Sleeping Beauty is often cited these days as the ultimate antifeminist tale.

Recently, while visiting my parents, I came across my childhood edition of Sleeping Beauty. As I opened the book again, the decades collapsed: the old illustrations recalled how dire that sleeping palace had appeared to me as a child, how thick its rooms had seemed with dark, ungraspable truths. The story had seemed entirely indecent, and that was precisely why it was so magnetic.

Sleeping Beauty is laced throughout with inchoate threat, which is why it feels so bottomless. Most obviously, there is an outrageous fact that the story passes over and that most children do not consciously note: Beauty is a century older than the prince who kisses her and ends her sleep. When he enters her dusty room she is one hundred and fifteen years old. As the reader bends with him over her inert form, adoration is tinged with something else entirely—the apprehension of death.

Earlier versions of the story, such as Charles Perrault’s (1697), make this explicit: the prince, seeing the newly awoken princess, “took care not to mention that she was dressed like his grandmother.” Later versions—the Grimm brothers’, for example—got rid of such details so as to make the ending more youthfully nuptial. But the fact of Beauty’s age still lurked in the background as a kind of unfamiliar smell; even a child reader has the sense that this apparently straightforward love affair is stalked by impossibility and decay.

There is another kind of corruption buried in this story. I can’t be the only child who bristled with excitement at the idea of walking into a palace full of insensible adults. What an irresistible opportunity for transgression! The situation is so ripe for exploitation that the prince’s chaste behavior seems disingenuous—which, in historical terms, it is. In one of the earliest written versions of this story—Giambattista Basile’s Italian version of 1634—it is no presexual prince who finds the sleeping princess but a fully virile king with his own wife and family. He is out hunting when his falcon flies into the silent palace, and he follows it into the princess’s room:

Thinking she was asleep he called out to her but she did not reply, so he tried to wake the beautiful maiden, thinking that she had fallen sick, but without success. Finally, inflamed by her beauty, he took her in his arms and laid her on the bed, kissed her and gave her all his love. Then leaving her laid out there he returned to his palace and for a good amount of time he did not think again of what had happened.

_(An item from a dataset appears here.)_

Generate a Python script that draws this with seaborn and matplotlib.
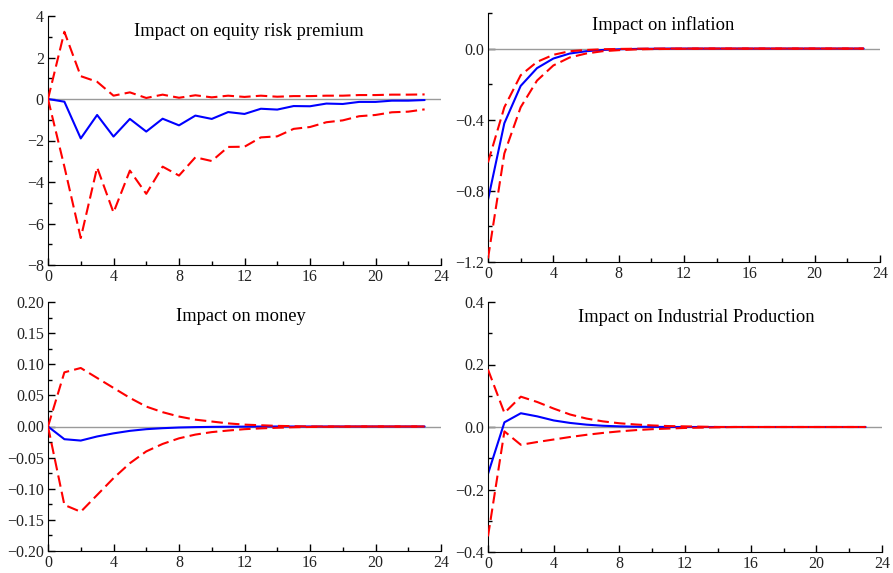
import numpy as np
import pandas as pd
import seaborn as sns
import matplotlib.pyplot as plt
from matplotlib.ticker import MultipleLocator, FuncFormatter

horizon = list(range(24))

# equity risk premium
erp_mid = [0, -0.13, -1.9, -0.77, -1.81, -0.96, -1.57, -0.95, -1.27, -0.8, -0.96, -0.63,
           -0.72, -0.47, -0.51, -0.34, -0.35, -0.22, -0.24, -0.14, -0.14, -0.08, -0.08, -0.05]
erp_up = [0, 3.24, 1.1, 0.83, 0.16, 0.32, 0.05, 0.21, 0.06, 0.18, 0.08, 0.16,
          0.1, 0.16, 0.11, 0.14, 0.14, 0.16, 0.16, 0.19, 0.19, 0.21, 0.21, 0.22]
erp_lo = [0, -3.26, -6.7, -3.3, -5.47, -3.45, -4.57, -3.26, -3.69, -2.81, -2.99, -2.31,
          -2.3, -1.85, -1.8, -1.44, -1.35, -1.12, -1.03, -0.83, -0.77, -0.64, -0.61, -0.5]

# inflation
inf_mid = [-0.85, -0.42, -0.21, -0.11, -0.056, -0.028, -0.015, -0.008, -0.004, -0.002, -0.001, 0,
           0, 0, 0, 0, 0, 0, 0, 0, 0, 0, 0, 0]
inf_up = [-0.64, -0.33, -0.15, -0.075, -0.035, -0.015, -0.008, -0.004, -0.002, -0.001, 0, 0,
          0, 0, 0, 0, 0, 0, 0, 0, 0, 0, 0, 0]
inf_lo = [-1.18, -0.59, -0.33, -0.18, -0.095, -0.05, -0.028, -0.015, -0.009, -0.005, -0.003, -0.002,
          -0.001, 0, 0, 0, 0, 0, 0, 0, 0, 0, 0, 0]

# money
mon_mid = [0, -0.0204, -0.0226, -0.016, -0.011, -0.007, -0.0043, -0.0027, -0.0016, -0.001, -0.0006, -0.0004,
           -0.0002, -0.0001, 0, 0, 0, 0, 0, 0, 0, 0, 0, 0]
mon_up = [0, 0.087, 0.094, 0.078, 0.062, 0.046, 0.032, 0.023, 0.016, 0.011, 0.008, 0.005,
          0.003, 0.002, 0.001, 0.0005, 0, 0, 0, 0, 0, 0, 0, 0]
mon_lo = [0, -0.126, -0.137, -0.11, -0.083, -0.059, -0.04, -0.028, -0.019, -0.013, -0.009, -0.0065,
          -0.0043, -0.003, -0.002, -0.0012, -0.0007, -0.0004, -0.0002, 0, 0, 0, 0, 0]

# industrial production
ip_mid = [-0.15, 0.015, 0.044, 0.034, 0.021, 0.013, 0.0075, 0.004, 0.002, 0.001, 0.0005, 0,
          0, 0, 0, 0, 0, 0, 0, 0, 0, 0, 0, 0]
ip_up = [0.184, 0.045, 0.097, 0.08, 0.059, 0.04, 0.027, 0.018, 0.012, 0.008, 0.005, 0.003,
         0.002, 0.001, 0, 0, 0, 0, 0, 0, 0, 0, 0, 0]
ip_lo = [-0.35, -0.014, -0.057, -0.048, -0.04, -0.032, -0.025, -0.019, -0.014, -0.01, -0.007, -0.005,
         -0.003, -0.002, -0.001, 0, 0, 0, 0, 0, 0, 0, 0, 0]

titles = ["Impact on equity risk premium", "Impact on inflation",
          "Impact on money", "Impact on Industrial Production"]

sns.set_style("ticks")
plt.rcParams["font.family"] = ["Liberation Serif", "DejaVu Serif"]
plt.rcParams["xtick.direction"] = "in"
plt.rcParams["ytick.direction"] = "in"
plt.rcParams["axes.edgecolor"] = "black"
plt.rcParams["xtick.color"] = "black"
plt.rcParams["ytick.color"] = "black"
plt.rcParams["text.color"] = "black"
plt.rcParams["xtick.labelcolor"] = "#222222"
plt.rcParams["ytick.labelcolor"] = "#222222"

fig = plt.figure(figsize=(8.93, 5.73), dpi=100)
W, H = 893, 573


def add_ax(left, right, top, bottom):
    return fig.add_axes([left / W, 1 - bottom / H, (right - left) / W, (bottom - top) / H])


def minus_fmt(decimals):
    def f(v, pos):
        s = f"{v:.{decimals}f}"
        if float(s) == 0:
            s = s.lstrip("-")
        return s.replace("-", "\u2212")
    return FuncFormatter(f)


axes = [add_ax(48, 441, 16, 265), add_ax(488, 880, 13, 262),
        add_ax(48, 441, 302, 551), add_ax(488, 882, 302, 552)]

panels = [
    (erp_mid, erp_up, erp_lo, (-8, 4), 2, 1, 0, (0.511, 0.936)),
    (inf_mid, inf_up, inf_lo, (-1.2, 0.2), 0.4, 0.2, 1, (0.446, 0.952)),
    (mon_mid, mon_up, mon_lo, (-0.2, 0.2), 0.05, 0.025, 2, (0.491, 0.94)),
    (ip_mid, ip_up, ip_lo, (-0.4, 0.4), 0.2, 0.1, 1, (0.528, 0.936)),
]

for ax, title, (mid, up, lo, ylim, major, minor, dec, tpos) in zip(axes, titles, panels):
    ax.axhline(0, color="#9a9a9a", lw=1.0, zorder=1)
    df = pd.DataFrame({"h": horizon, "mid": mid, "up": up, "lo": lo})
    sns.lineplot(data=df, x="h", y="up", ax=ax, color="#ff0000", lw=1.5,
                 linestyle=(0, (5.5, 2.5)), zorder=3)
    sns.lineplot(data=df, x="h", y="lo", ax=ax, color="#ff0000", lw=1.5,
                 linestyle=(0, (5.5, 2.5)), zorder=3)
    sns.lineplot(data=df, x="h", y="mid", ax=ax, color="#0000ff", lw=1.5, zorder=2)
    ax.set_xlim(0, 24)
    ax.set_ylim(*ylim)
    ax.xaxis.set_major_locator(MultipleLocator(4))
    ax.xaxis.set_minor_locator(MultipleLocator(2))
    ax.yaxis.set_major_locator(MultipleLocator(major))
    ax.yaxis.set_minor_locator(MultipleLocator(minor))
    ax.yaxis.set_major_formatter(minus_fmt(dec))
    ax.tick_params(which="major", length=5, width=1, labelsize=11.5, pad=3)
    ax.tick_params(which="minor", length=3, width=1)
    ax.set_xlabel("")
    ax.set_ylabel("")
    sns.despine(ax=ax)
    ax.text(tpos[0], tpos[1], title, transform=ax.transAxes, ha="center", va="center",
            fontsize=13.3)

# inflation panel shows labels only down to 0.0
axes[1].set_yticks([-1.2, -0.8, -0.4, 0.0])

fig.savefig("out.png", dpi=100)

In this altered world, far from judgment or consequence, the king realizes our worst fears of predatory manhood. He is a powerfully menacing figure, and it is obvious why he had to be defanged in the later version for children. But his shadow remains, clouding the story with the threat of another kind of death—moral collapse

Sleeping Beauty is often cited these days as the ultimate antifeminist tale: a princess waits a hundred years for prince to rescue her, and then marries him in helpless gratitude. This is partly because of the Disney version (1959), which tries to recast the tale as a celebration of romance and marriage. Here the fairy says nothing about a hundred years; it is romantic love, not time, that will defeat the spell:

Not in death, but just in sleep

The fateful promise you will keep

And from this slumber you shall wake

When true love’s kiss the spell shall break.

The word love did not appear in the Grimms’ tale. Though the overt lust of earlier versions was removed, what remained was still unmistakeably erotic. To ensure their story is entirely hormone-free, however, Disney established love at the beginning: the two are sweethearts before Beauty ever pricks her finger. She thus cannot sleep for a hundred years, so the whole point is a little lost. She goes to sleep, and then he wakes her up.

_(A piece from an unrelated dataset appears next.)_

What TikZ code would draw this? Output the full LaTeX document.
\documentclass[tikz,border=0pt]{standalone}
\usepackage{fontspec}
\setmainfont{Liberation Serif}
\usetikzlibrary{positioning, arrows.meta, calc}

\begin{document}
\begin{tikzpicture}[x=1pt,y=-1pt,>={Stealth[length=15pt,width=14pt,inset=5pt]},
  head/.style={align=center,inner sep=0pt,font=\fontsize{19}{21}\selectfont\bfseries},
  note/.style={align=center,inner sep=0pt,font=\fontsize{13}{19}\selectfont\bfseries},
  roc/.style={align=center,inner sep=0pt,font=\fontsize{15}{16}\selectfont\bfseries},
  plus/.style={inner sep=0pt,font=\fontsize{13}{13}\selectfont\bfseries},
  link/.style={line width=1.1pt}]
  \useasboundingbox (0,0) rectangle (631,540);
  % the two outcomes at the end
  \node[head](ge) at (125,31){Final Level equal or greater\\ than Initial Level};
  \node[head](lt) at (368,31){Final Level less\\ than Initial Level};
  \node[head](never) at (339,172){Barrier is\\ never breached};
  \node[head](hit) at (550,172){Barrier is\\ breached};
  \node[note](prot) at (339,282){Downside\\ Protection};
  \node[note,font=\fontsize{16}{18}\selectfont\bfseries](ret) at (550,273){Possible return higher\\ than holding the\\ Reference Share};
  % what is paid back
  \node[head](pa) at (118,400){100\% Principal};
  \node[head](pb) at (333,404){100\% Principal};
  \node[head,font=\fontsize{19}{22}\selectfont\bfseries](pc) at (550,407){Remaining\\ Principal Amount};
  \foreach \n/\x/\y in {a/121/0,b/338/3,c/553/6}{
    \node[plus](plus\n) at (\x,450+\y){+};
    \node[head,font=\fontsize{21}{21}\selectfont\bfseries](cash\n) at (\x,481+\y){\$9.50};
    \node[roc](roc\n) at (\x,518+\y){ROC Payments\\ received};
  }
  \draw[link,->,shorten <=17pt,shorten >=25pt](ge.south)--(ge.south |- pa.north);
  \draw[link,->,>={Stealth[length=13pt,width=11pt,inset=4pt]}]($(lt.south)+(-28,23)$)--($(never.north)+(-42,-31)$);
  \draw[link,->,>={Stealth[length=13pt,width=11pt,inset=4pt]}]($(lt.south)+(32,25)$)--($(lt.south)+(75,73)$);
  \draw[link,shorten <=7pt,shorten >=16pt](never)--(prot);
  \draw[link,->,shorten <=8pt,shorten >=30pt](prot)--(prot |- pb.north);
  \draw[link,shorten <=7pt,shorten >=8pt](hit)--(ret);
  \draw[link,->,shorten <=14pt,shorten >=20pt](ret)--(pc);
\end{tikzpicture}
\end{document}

The enigma of a century passing without effect on a young woman is gone, as is the mystery of a young man wandering alone through a dormant palace and finding a beautiful object of desire. In the Disney film, he’s gone in precisely to find her and get her out of there. He delivers his kiss like a well-aimed grenade, then stands back and smiles with self-satisfaction. The whole thing is a parody of itself: “off he rides on his noble steed,” it says in fairytalese, “to wake his love with love’s first kiss and prove that true love conquers all.” The film climaxes with a great thwack-out between the prince and the wicked witch, a battle that is won with the prick of a tiny sword so that you realize, in the end, there never was any true danger to begin with.

The Disney impulse to produce a world without shadows results in a story that is not only uninteresting but also, even to a child, completely lacking in authentic feeling. In the Grimm story, it is as though happiness was won improbably and even in the final celebrations there remained a surplus of perennial terror. That’s why it drew us back again and again. The amazing attraction that fairy tales exert on us derives from this: that the feelings they produce have nothing “fairy tale” about them.

These days I read a lot of contemporary children’s books to my three-year-old daughter, and I’m disappointed how sanitized they are. They restate obsessively the truth of the nuclear family. They teach kids how to be responsible members of society, how to cure their own negative impulses, and how to shun others who persist in negativity. It’s boring to read this stuff as an adult, but for a kid? I don’t want my daughter shut in by endless domesticity; I want her to think about the big world. I want her awe-struck.

Rana Dasgupta is the author of the novel Solo.